# Given problem
Go through the data below. List every line that holds the word "Apache".

# Listed records
::::

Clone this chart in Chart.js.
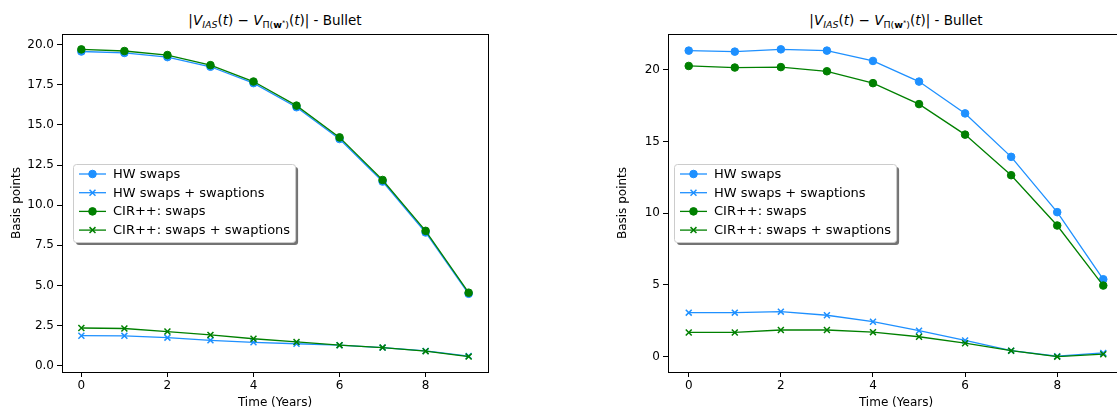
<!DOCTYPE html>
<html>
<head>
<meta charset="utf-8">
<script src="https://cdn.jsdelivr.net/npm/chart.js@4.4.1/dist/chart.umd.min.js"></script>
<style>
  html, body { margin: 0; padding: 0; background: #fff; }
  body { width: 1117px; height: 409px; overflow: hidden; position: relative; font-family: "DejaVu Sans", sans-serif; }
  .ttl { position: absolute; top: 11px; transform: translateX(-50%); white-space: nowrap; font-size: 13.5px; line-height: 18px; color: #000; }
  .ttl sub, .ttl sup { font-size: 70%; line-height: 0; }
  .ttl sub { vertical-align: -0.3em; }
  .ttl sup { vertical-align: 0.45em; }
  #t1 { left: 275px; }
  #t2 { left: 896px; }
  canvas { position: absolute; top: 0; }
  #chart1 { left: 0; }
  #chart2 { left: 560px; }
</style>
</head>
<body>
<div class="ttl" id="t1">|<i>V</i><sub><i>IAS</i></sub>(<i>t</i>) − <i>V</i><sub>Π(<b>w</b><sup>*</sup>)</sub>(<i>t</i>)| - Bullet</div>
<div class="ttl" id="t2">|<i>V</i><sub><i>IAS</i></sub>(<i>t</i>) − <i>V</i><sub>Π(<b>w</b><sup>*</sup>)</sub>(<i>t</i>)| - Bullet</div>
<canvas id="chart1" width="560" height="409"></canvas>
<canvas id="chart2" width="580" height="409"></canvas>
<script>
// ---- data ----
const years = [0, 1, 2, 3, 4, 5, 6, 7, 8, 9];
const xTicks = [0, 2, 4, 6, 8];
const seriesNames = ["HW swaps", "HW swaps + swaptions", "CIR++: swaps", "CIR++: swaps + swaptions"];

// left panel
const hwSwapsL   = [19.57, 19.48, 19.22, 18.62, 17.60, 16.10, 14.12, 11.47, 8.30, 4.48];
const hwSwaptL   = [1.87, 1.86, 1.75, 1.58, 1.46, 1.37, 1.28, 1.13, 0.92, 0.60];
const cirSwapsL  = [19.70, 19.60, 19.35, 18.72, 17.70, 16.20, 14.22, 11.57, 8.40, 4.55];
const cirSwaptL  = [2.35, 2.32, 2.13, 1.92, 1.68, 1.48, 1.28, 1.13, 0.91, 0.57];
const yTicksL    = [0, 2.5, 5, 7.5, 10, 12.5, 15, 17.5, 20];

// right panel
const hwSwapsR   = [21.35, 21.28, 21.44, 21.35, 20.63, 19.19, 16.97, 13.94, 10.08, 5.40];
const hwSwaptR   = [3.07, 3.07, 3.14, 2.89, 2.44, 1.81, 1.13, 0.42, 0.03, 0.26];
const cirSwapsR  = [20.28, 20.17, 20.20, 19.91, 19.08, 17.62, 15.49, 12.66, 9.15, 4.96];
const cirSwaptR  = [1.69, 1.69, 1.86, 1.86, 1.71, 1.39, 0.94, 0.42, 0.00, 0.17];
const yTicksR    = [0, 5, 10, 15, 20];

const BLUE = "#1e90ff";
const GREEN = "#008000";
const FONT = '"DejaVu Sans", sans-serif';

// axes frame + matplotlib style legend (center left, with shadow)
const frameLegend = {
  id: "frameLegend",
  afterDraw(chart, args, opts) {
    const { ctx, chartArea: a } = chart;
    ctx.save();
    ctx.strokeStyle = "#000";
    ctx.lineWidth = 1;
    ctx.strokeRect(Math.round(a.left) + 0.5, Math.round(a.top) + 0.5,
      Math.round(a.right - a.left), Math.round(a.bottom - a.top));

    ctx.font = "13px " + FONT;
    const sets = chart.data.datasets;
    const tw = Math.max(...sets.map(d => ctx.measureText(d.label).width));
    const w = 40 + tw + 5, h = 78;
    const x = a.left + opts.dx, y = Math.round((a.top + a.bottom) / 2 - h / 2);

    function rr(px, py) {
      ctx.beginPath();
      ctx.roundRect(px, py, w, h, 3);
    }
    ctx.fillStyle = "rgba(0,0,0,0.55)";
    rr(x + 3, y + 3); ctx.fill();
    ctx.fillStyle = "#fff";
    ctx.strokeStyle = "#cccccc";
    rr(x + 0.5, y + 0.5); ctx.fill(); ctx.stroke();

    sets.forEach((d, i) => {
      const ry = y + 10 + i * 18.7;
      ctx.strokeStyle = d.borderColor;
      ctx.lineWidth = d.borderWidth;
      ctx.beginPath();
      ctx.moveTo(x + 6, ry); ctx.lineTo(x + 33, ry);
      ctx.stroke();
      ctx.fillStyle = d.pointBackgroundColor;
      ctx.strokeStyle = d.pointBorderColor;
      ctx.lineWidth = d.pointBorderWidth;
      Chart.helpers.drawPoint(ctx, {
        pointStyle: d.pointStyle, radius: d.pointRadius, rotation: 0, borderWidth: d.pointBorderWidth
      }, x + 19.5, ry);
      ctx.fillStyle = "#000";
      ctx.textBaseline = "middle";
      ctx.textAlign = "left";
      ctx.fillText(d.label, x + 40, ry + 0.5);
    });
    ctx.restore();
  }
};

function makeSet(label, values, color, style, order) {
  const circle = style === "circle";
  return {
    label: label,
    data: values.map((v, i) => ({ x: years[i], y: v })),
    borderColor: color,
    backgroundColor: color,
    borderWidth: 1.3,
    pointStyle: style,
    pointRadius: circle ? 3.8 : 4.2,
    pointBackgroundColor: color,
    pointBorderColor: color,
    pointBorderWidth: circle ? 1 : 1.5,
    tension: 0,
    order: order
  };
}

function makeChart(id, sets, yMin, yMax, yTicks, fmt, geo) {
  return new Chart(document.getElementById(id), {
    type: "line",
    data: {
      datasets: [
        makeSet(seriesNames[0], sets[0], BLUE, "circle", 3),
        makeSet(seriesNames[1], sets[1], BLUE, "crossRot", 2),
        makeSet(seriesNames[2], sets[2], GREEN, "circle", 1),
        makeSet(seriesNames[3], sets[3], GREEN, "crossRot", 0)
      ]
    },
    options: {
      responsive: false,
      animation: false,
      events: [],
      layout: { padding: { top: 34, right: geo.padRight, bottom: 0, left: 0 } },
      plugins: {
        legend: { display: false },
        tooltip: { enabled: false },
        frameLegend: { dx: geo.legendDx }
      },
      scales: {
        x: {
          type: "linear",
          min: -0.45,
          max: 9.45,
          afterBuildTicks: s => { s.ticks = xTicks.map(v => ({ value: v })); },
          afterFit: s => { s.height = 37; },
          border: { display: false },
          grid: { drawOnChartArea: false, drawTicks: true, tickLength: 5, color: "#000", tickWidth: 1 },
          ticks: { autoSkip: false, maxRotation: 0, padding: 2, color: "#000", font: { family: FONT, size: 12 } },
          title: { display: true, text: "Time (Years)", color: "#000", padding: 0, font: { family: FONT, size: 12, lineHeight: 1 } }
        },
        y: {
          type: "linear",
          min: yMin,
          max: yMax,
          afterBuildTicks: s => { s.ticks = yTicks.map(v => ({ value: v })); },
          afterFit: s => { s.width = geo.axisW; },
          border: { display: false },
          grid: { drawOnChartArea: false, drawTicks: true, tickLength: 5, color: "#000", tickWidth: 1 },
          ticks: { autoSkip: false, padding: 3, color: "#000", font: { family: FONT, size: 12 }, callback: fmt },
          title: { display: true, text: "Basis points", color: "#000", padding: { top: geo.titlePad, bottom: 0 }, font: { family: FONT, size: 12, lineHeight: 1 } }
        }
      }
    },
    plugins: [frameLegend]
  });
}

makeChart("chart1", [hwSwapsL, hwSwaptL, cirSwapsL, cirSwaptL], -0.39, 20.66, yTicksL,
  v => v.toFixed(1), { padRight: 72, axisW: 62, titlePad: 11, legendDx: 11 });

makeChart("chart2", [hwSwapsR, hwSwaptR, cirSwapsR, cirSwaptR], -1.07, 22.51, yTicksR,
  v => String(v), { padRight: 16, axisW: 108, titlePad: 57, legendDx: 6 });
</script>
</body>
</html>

::::

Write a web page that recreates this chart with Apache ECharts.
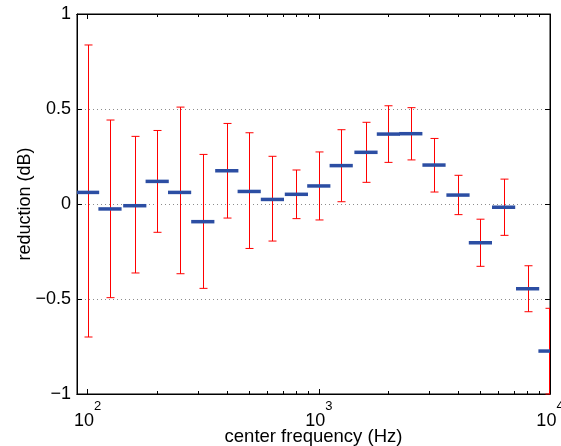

::::

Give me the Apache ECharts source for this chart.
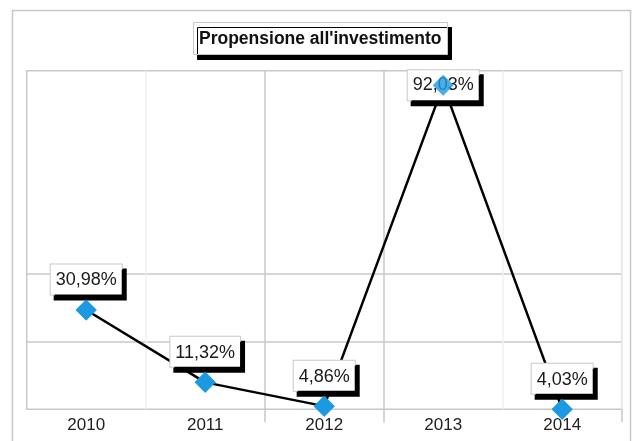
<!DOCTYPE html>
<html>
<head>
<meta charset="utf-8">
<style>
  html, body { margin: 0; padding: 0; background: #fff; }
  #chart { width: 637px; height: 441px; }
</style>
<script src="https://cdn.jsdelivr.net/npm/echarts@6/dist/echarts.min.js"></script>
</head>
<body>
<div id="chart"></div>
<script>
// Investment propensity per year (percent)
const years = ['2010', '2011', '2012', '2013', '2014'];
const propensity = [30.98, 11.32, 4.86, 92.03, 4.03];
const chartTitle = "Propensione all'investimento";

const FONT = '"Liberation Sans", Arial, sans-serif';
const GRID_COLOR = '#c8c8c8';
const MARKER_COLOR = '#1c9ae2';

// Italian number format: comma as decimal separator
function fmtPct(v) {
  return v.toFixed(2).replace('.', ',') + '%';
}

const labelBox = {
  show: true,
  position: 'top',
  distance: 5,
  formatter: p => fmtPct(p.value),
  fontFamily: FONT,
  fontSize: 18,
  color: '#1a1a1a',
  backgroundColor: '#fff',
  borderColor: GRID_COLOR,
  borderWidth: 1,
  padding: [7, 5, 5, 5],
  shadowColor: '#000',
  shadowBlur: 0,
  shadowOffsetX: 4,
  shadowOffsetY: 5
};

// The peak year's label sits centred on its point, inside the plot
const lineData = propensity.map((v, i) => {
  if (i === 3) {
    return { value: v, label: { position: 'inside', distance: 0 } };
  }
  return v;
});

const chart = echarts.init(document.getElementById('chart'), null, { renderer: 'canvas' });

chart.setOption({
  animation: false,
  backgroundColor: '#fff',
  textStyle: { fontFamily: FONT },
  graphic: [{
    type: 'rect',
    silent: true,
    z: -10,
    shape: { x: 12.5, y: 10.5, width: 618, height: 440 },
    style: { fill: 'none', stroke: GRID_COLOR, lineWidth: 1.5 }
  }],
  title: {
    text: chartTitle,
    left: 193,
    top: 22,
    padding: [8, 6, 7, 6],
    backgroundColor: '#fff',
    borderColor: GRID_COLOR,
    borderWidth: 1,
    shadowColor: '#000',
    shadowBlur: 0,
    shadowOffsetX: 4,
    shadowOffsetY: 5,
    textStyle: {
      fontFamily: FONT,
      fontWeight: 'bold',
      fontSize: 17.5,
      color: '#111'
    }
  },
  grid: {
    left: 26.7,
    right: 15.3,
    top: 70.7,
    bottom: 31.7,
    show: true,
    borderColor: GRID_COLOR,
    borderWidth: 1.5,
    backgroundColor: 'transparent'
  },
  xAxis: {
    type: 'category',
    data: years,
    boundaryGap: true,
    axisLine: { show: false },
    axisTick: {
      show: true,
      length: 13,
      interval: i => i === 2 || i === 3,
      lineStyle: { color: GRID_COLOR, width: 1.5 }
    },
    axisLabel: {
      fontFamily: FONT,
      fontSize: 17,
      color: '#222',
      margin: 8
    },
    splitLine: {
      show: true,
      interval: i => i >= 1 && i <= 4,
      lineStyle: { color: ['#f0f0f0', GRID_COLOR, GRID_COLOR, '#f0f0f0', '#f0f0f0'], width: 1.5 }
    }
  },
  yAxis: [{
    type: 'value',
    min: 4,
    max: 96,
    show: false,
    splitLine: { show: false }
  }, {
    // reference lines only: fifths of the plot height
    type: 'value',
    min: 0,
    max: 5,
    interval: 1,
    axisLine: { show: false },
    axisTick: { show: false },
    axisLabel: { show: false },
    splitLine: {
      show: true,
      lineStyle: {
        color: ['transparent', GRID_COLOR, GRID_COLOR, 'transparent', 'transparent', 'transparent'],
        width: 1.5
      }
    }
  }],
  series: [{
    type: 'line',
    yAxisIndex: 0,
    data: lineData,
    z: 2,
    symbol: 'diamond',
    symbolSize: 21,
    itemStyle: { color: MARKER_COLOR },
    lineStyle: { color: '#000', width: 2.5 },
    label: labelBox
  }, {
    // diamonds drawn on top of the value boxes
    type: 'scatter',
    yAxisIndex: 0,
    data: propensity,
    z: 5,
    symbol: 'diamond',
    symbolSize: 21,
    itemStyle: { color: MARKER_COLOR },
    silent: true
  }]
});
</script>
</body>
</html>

::::

# Answer
Write a web page that recreates this chart with Apache ECharts.
Give me the Apache ECharts source for this chart.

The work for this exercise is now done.